As your correspondent also correctly points out, support for a devolved English Parliament is increasing on the left altough the Unionists have tried to suggest that such a policy attracts only right wing extremists. One of those ‘extremists’ is Frank Field, the sort of MP most of us would be glad to vote for, irrespective of our political preferences. In fact, it is only very recently that the most ‘right wing’ British party (one which is nevertheless largely socialist), that is the BNP, has endorsed the idea. Whereas in the past, the BNP paraded the Union flag, now it frequently appropriates the flag of St George.

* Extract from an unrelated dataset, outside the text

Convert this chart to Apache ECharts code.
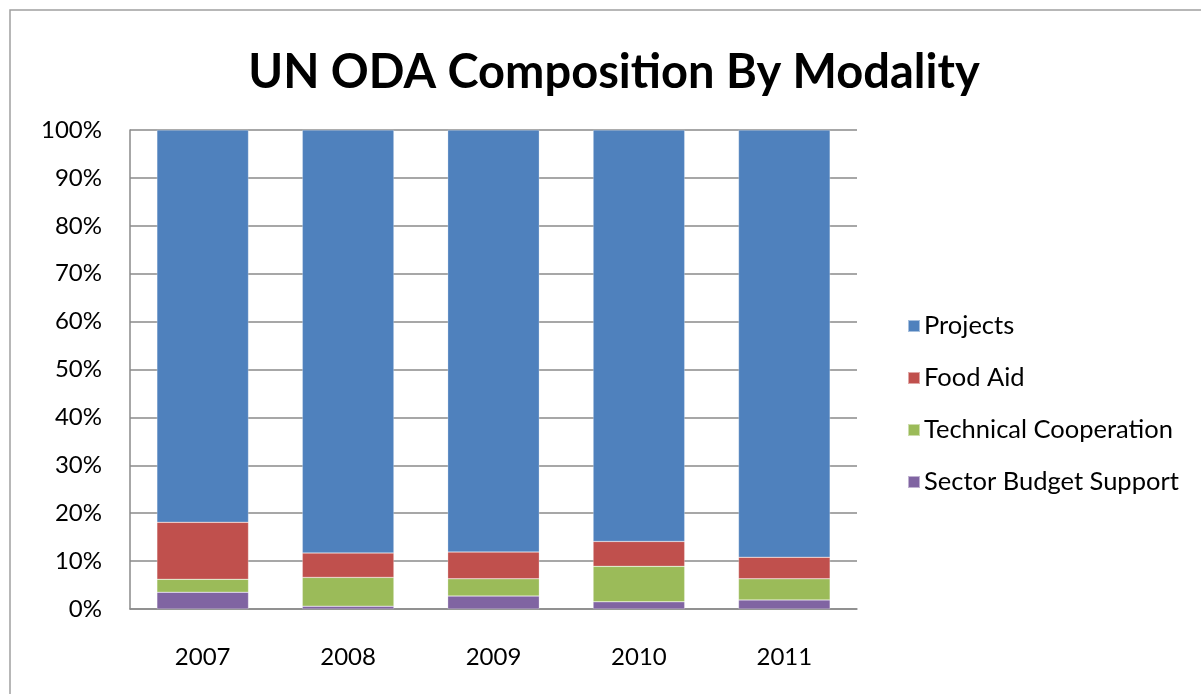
<!DOCTYPE html>
<html><head><meta charset="utf-8">
<script src="https://cdn.jsdelivr.net/npm/echarts@6/dist/echarts.min.js"></script>
<style>html,body{margin:0;padding:0;background:#fff}#c{width:1201px;height:694px}</style>
</head><body><div id="c"></div>
<script>
const categories = ['2007','2008','2009','2010','2011'];
const sectorBudgetSupport = [3.5, 0.6, 2.7, 1.5, 1.9];
const technicalCooperation = [2.7, 6.0, 3.6, 7.4, 4.4];
const foodAid = [11.9, 5.1, 5.6, 5.2, 4.5];
const projects = [81.9, 88.3, 88.1, 85.9, 89.2];
const yTicks = ['0%','10%','20%','30%','40%','50%','60%','70%','80%','90%','100%'];

const font = 'Lato, "Open Sans", sans-serif';
const chart = echarts.init(document.getElementById('c'));
function ser(name, data, color){
  return {name, type:'bar', stack:'all', data, barWidth:'63%',
    itemStyle:{color, borderColor:'rgba(255,255,255,0.5)', borderWidth:0.5}};
}
chart.setOption({
  animation:false,
  title:{text:'UN ODA Composition By Modality', left:609, top:44, textAlign:'center',
    textStyle:{fontFamily:font, fontWeight:'bold', fontSize:47, color:'#000'}},
  graphic:[{type:'polyline', shape:{points:[[10,694],[10,10],[1201,10]]},
    style:{stroke:'#a0a0a0', lineWidth:1.5, fill:null}}],
  grid:{left:130, top:130, width:727, height:479},
  legend:{orient:'vertical', left:902, top:308, itemWidth:12, itemHeight:12, itemGap:26,
    icon:'rect',
    data:['Projects','Food Aid','Technical Cooperation','Sector Budget Support'],
    textStyle:{fontFamily:font, fontSize:25.5, lineHeight:26, color:'#000', padding:[0,0,0,-1]}},
  xAxis:{type:'category', data:categories,
    axisLine:{lineStyle:{color:'#8a8a8a', width:1.5}},
    axisTick:{show:false},
    axisLabel:{fontFamily:font, fontSize:24, color:'#000', margin:36}},
  yAxis:{type:'value', min:0, max:100, interval:10,
    axisLine:{show:true, lineStyle:{color:'#8a8a8a', width:1.5}},
    axisTick:{show:false},
    splitLine:{lineStyle:{color:'#8a8a8a', width:1.5}},
    axisLabel:{fontFamily:font, fontSize:24, color:'#000', margin:28,
      formatter:(v)=>yTicks[Math.round(v/10)]}},
  series:[
    ser('Sector Budget Support', sectorBudgetSupport, '#8064a2'),
    ser('Technical Cooperation', technicalCooperation, '#9bbb59'),
    ser('Food Aid', foodAid, '#c0504d'),
    ser('Projects', projects, '#4f81bd')
  ]
});
</script></body></html>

Many Unionsts ,such as Cameron, are ‘Greater Englanders’ for whom ‘Britain’ is merely a disguise for England and of course that is why they hate what Cameron calls ‘Little Englanders’ who do not wish to rule over other peoples nor to be ruled over by them. (The greatest ‘Little Englander ‘of all, incidentally, was also one of the greatest Welshmen, David Lloyd George.) Cameron has said that he does not want to be PM ‘just of England’ because he wishes to control Scotland and Wales as well, even if those countries reject Tory government. Labour Party HQ once replied to a complaint from me about the lack of devolution for England with the statement that Scotland and Wales ‘deserved more independence from England’. To them, Wales is still an English colony, one which has been given some ‘home rule’ to discourage the desire for independence. You know what you can do – just as the Tories have only one MP in Scotland, do the same to them in Wales. Force them to face the fact that they are an English party.
Paradoxically, English itself has now in effect become a British ‘colony’, one ruled by the UK government, and one to which it will never grant home rule if it possibly can avoid it. The policy it prefers for England is ‘divide and rule’, that is regional governments, a policy favoured by colonial regimes. Ask why Wales was not offered a full law-making assembly in 1998. It was said by the Labour Government that Wales was ‘not ready yet’ for full devolution – aint that just a good old colonial phrase??